Increase penalties for banks that accept money from questionable sources. In the 1990s, the President of Equatorial Guinea, Teodoro Obiang, siphoned money from the country’s timber and oil industries and used anonymous shell companies to deposit over $700 million in a number of American banks. A large portion ended up at Riggs Bank, which as it turns out, also accepted millions from Chilean dictator Augusto Pinochet. Riggs paid a total of $41 million in fines, and collapsed as a result of the scandal. But this is a rarity. Too often, says Global Witness, fines are minor and banks think of them as a cost of doing business. Global Witness encourages financial penalties in line with wrongdoing, and recommends other types of deterrents too — say, for example, that a bank be banned from doing business with government officials for a certain period of time. “We need better incentives as well as stronger penalties,” says Hays.
How to close the loopholes for lawyers, real estate agents and other brokers
Tighten the requirements for lawyers to do basic due diligence against money laundering. On Sunday, 60 Minutes aired Global Witness’ latest investigation: an undercover investigator posed as an adviser to a West African government official and met with 13 prominent lawyers in New York City. The investigator used a hidden camera to film conversations in which 12 of these lawyers offered advice on how to hide suspect funds. Lawyers are, of course, subject to criminal code and can face disbarment. “But as a professional body, lawyers are largely self-regulated, and the code of conduct they’re required to abide by is mostly based on self-reporting,” says Hays. Global Witness wants to see lawyers required to do due diligence on potential clients, especially those who are government officials, and be required to report suspicious behavior to authorities. This is controversial. “The objection we hear is that this would undermine attorney-client privilege, a concept that’s often thought of as sacrosanct in the US,” says Hays. “But there is precedent. For example, tax lawyers and others who advise on risky tax transactions are obligated to report them to the tax authority or risk penalties.”
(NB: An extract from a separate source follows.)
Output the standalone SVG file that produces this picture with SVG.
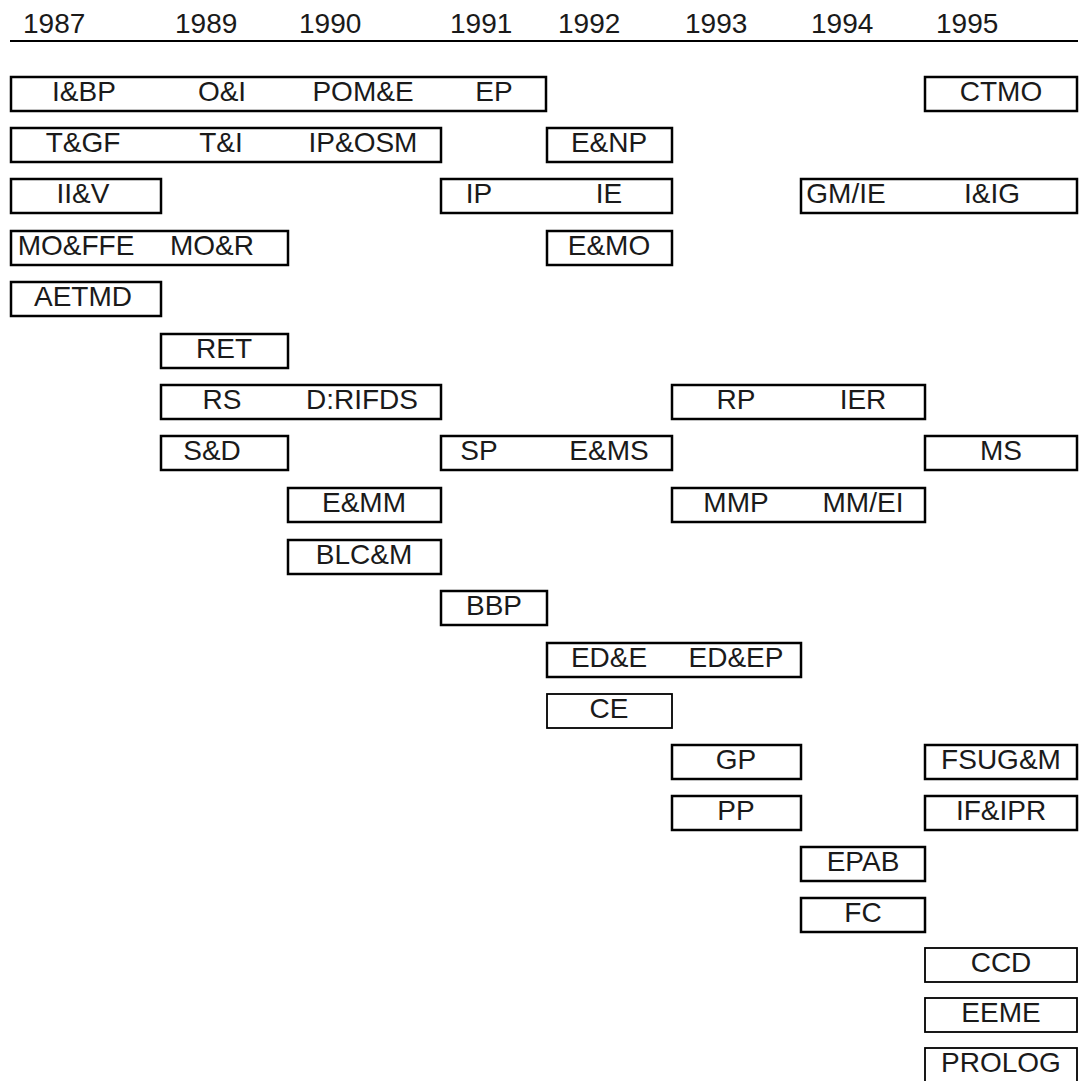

End due diligence exemptions in real estate deals. In the US, the people involved in closing real estate deals — real estate brokers, lawyers, escrow agents — are not required to take basic actions to prevent money laundering — such as verifying the identities of the people they work with. They’re cleared to do business with anonymous companies, and any background checks they perform are voluntary. In the original version of the Patriot Act, these facilitators actually were required to verify the identities of the companies and individuals buying property, and screen them for potential risk. But the real estate industry lobbied for a temporary exemption — and it has lasted more than a decade. Global Witness would like this exemption ended, stat. “If these individuals had to do due diligence on their customers, verify their identities and report it, that would help deter people from using real estate deals for money laundering,” says Hays. “Do we really want to be a luxury landing pad, no questions asked?”
And that to Hays and the rest of the team at Global Witness is the point: just because something conforms to current law doesn’t mean it’s ethical. Human beings are incredibly crafty when it comes to finding ways around the rules, and it takes concerted effort to cut that off at the pass.